Problem to solve
Look below. Copy each line that has "React" in it.

Provided data

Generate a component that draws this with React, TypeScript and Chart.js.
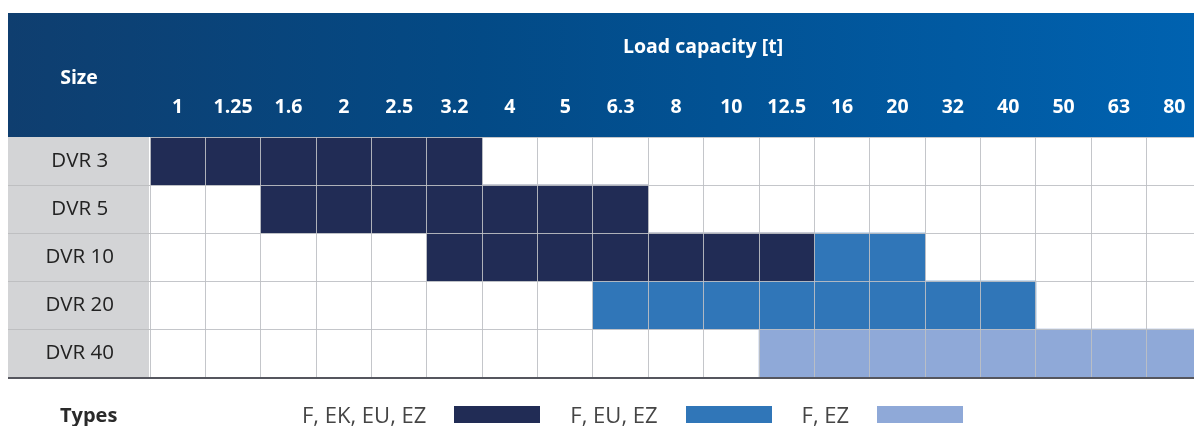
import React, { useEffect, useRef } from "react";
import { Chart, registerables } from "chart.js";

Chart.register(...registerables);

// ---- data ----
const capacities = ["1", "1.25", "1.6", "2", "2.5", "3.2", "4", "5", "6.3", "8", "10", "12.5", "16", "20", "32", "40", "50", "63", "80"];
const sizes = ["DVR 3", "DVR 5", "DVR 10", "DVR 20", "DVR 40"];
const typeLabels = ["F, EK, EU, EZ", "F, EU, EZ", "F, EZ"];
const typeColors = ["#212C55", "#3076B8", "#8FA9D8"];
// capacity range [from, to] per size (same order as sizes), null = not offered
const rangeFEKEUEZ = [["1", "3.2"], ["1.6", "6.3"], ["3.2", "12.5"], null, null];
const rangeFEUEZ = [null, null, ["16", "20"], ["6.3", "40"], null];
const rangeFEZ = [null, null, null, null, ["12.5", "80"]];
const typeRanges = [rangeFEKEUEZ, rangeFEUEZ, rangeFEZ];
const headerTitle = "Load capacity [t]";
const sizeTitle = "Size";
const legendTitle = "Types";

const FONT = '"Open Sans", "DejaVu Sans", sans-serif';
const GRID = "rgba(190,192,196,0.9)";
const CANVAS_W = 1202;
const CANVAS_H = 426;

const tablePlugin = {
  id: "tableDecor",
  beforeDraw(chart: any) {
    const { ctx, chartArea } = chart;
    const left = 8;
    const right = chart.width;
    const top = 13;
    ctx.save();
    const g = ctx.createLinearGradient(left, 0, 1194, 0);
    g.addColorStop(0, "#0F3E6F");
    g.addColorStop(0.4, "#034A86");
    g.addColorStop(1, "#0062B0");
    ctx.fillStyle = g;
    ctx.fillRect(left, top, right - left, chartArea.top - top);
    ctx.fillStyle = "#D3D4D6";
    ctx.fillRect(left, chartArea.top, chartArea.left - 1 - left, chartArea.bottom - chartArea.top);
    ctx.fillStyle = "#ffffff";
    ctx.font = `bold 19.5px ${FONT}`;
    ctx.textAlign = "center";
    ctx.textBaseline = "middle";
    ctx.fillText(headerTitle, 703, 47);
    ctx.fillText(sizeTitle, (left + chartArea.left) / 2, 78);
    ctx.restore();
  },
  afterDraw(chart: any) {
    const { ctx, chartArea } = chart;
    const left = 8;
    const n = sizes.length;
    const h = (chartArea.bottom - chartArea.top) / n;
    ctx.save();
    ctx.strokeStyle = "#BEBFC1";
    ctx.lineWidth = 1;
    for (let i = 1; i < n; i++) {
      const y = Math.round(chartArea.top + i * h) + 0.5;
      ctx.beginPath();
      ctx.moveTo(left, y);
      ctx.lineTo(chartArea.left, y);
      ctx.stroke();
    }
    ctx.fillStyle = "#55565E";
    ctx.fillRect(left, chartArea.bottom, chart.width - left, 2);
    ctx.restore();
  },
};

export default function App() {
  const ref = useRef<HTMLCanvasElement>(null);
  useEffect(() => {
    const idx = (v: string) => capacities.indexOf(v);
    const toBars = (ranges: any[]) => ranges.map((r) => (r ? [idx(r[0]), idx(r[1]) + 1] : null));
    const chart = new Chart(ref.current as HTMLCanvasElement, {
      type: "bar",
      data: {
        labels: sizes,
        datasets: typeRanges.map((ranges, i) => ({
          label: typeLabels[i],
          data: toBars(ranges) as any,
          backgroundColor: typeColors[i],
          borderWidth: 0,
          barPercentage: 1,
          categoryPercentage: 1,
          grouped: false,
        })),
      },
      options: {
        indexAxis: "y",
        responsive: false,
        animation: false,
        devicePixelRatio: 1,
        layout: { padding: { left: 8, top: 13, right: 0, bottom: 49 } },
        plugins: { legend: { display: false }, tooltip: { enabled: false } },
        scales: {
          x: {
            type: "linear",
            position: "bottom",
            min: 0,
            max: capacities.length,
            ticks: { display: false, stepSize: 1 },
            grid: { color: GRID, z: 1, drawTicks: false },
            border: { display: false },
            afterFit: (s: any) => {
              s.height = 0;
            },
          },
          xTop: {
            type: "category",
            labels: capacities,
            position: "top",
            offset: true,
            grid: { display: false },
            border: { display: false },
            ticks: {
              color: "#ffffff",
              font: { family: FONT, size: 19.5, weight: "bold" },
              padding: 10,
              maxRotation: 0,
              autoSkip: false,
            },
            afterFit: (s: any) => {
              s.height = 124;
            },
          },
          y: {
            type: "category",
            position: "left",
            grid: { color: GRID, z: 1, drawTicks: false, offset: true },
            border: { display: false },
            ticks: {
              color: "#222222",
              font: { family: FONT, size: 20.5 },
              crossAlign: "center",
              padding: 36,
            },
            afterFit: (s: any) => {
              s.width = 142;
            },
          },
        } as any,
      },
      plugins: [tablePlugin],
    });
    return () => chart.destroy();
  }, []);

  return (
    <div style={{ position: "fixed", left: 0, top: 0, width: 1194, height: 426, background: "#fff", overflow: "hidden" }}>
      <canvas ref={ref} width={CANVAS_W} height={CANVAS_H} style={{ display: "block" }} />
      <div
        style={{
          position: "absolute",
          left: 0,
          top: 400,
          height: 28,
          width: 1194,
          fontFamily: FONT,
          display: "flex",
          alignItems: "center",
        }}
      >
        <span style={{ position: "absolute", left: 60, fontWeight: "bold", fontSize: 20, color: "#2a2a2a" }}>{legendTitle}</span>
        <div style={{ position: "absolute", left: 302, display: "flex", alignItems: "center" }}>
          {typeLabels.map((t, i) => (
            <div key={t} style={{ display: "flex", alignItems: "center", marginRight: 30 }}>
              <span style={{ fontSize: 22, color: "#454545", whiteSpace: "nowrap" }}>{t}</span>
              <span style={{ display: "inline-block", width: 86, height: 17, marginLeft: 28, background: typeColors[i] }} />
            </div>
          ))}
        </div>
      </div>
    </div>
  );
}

Output of the exercise
Generate a component that draws this with React, TypeScript and Chart.js.
import React, { useEffect, useRef } from "react";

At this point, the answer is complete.